The existence of loving harmony is similar to that of the sun's. The sun's role in life is unmistakable, our dependence on its energy unquestionable. Yet stare directly at the sun on a bright day and your eyesight will suffer for it. The world will dim as your retinas burn. We therefore go on with our day, enjoying the bounty that the sun's rays offer every square inch of the globe, with the simple condition... do not stare directly at the source, lest you be consumed in its fire.

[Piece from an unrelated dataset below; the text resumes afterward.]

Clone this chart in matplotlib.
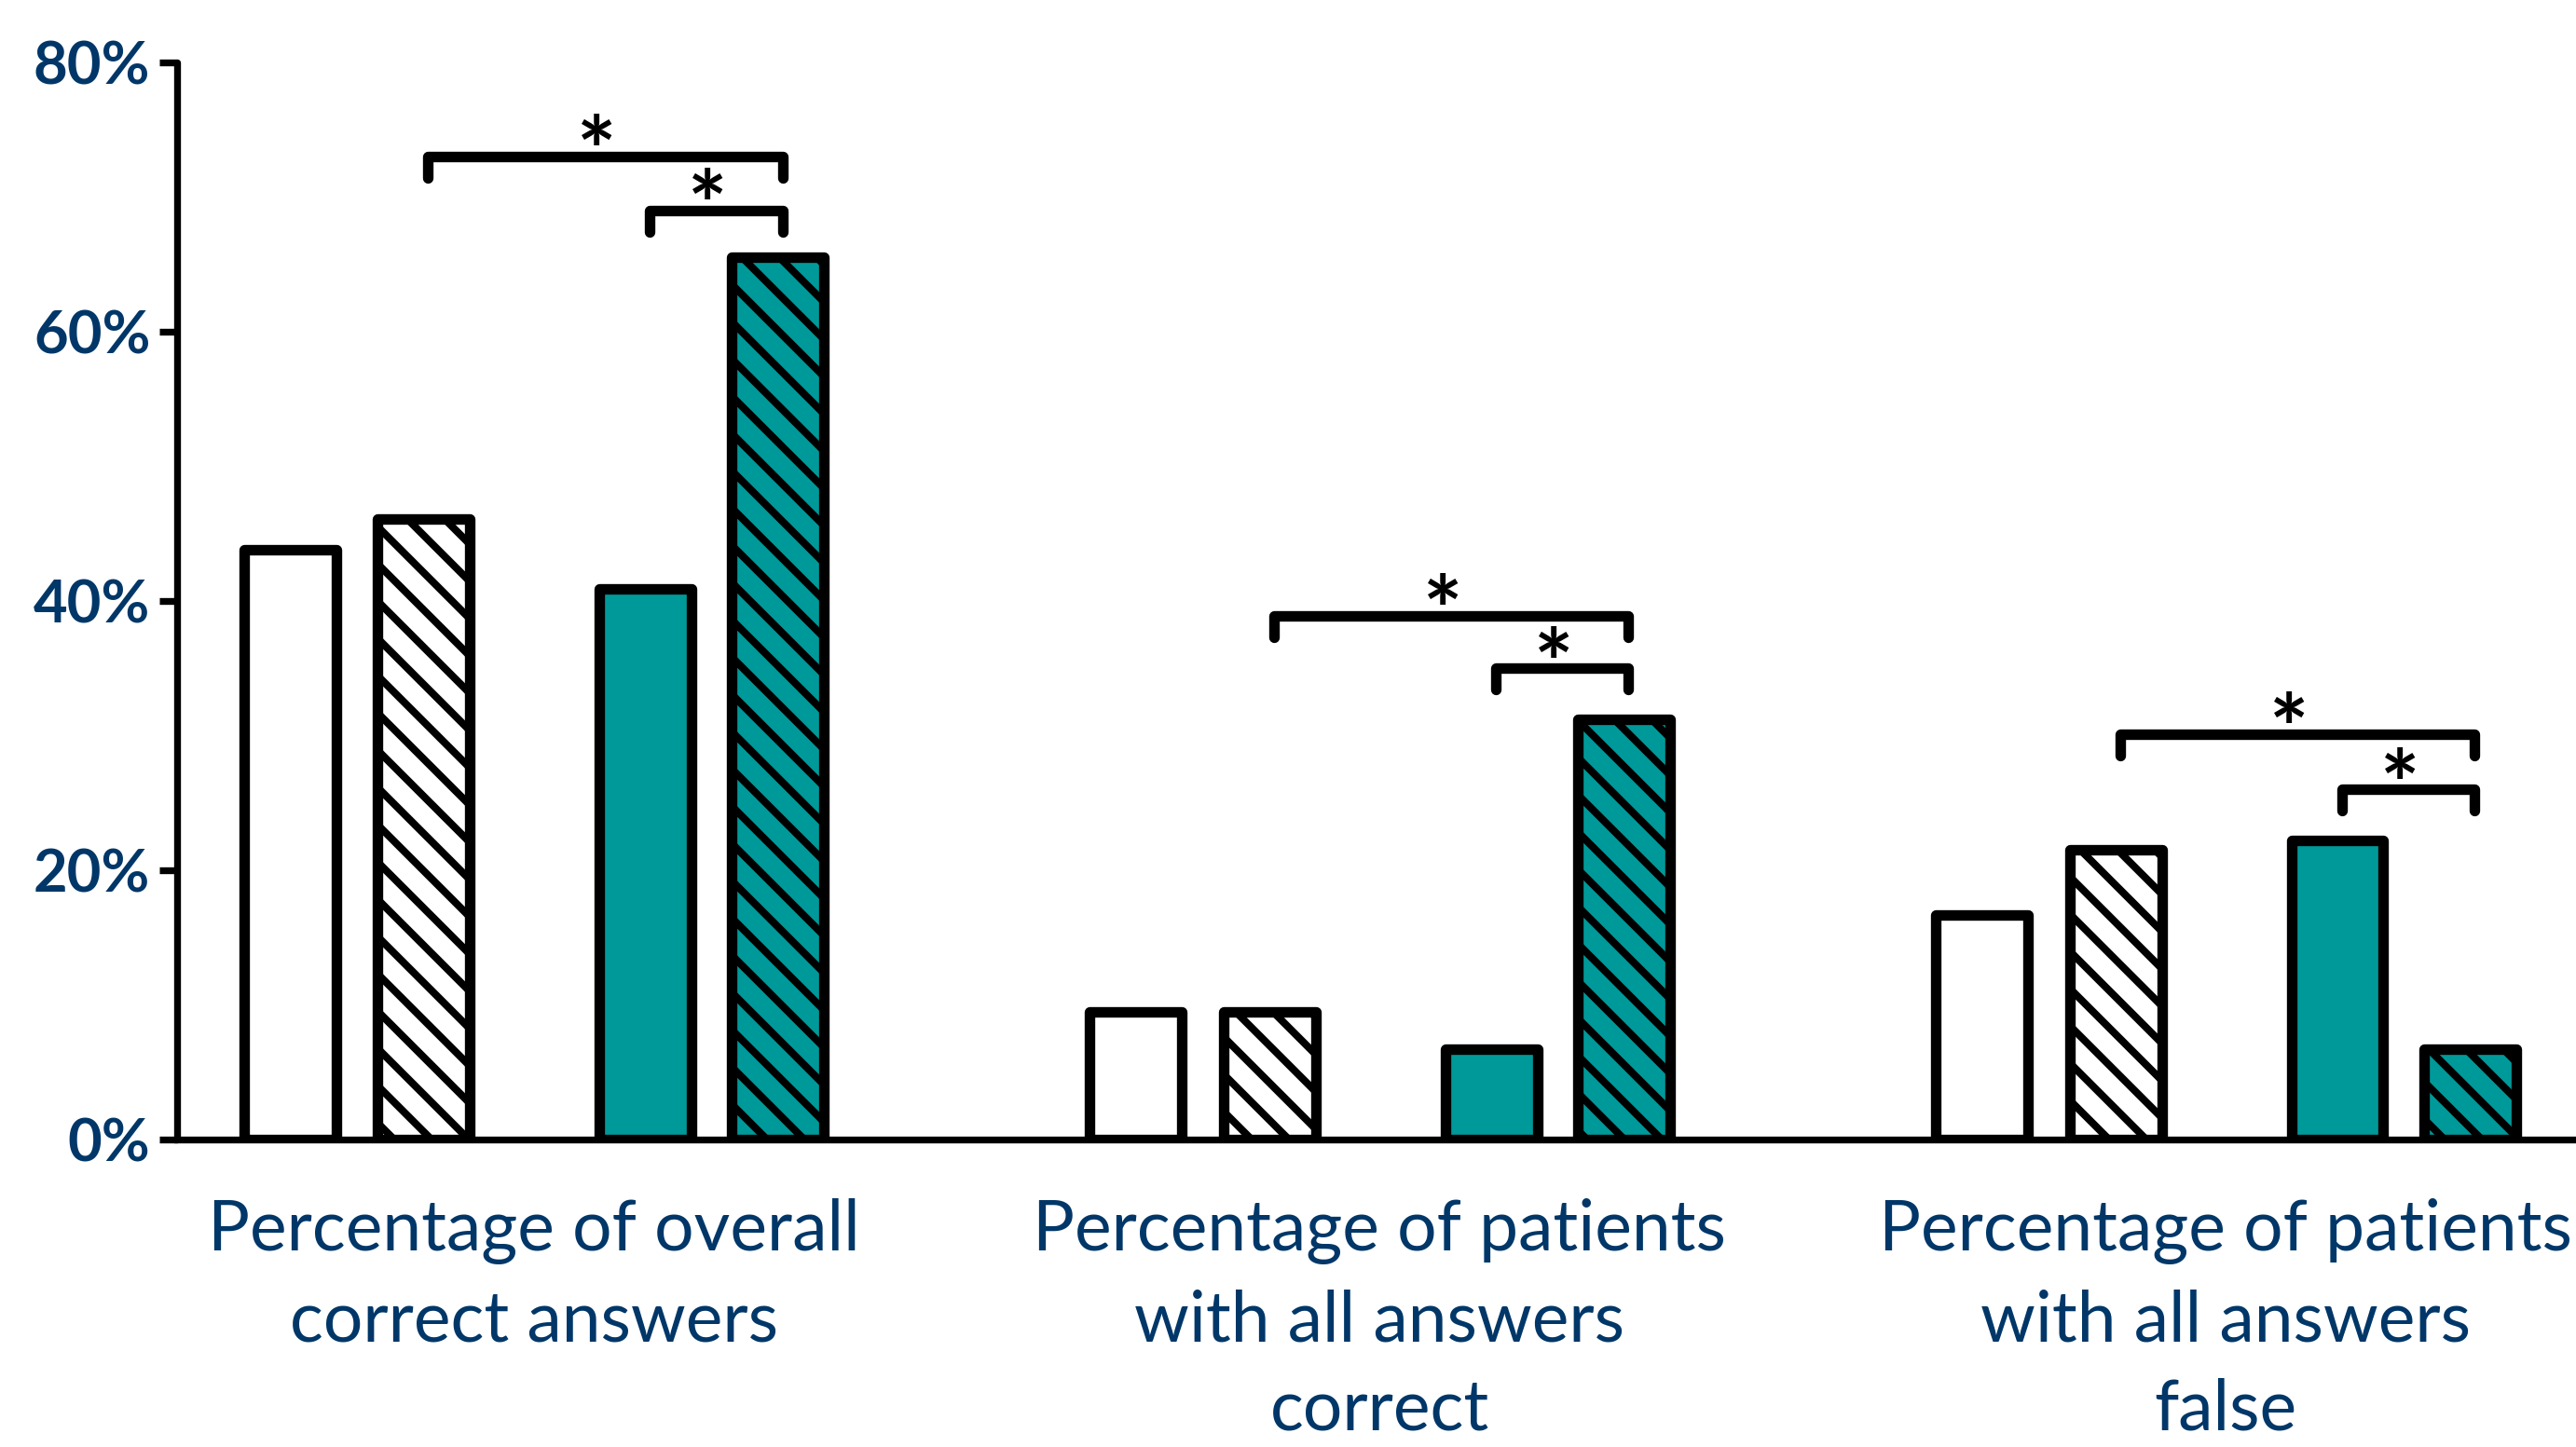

And so, the spiritual community, I believe, must have a conduit, a practice which is grounded in life. We need to have work to do, to live and express our natures. We set goals which are practical and sustainable, but these are not the be all, end all. These transient goals provide us with our work, but they do not provide the why for our work. As they say, "if you expect to sustain that light by intellectual practice or by dependence upon logic alone, the light will lose its luster, it will dim and the darkness will overcome it." Simultaneously love/harmony/happiness cannot either be made into goals to be attained, and so we are left with process. We have a journey without destination, we have wandering, we have being. And to believe it can be anything more concrete than that, well, it would just take one out of that most fruitful space in which ambiguity is held in equanimity. Perhaps it is this place which allows one or many to step into and participate in the mystery itself.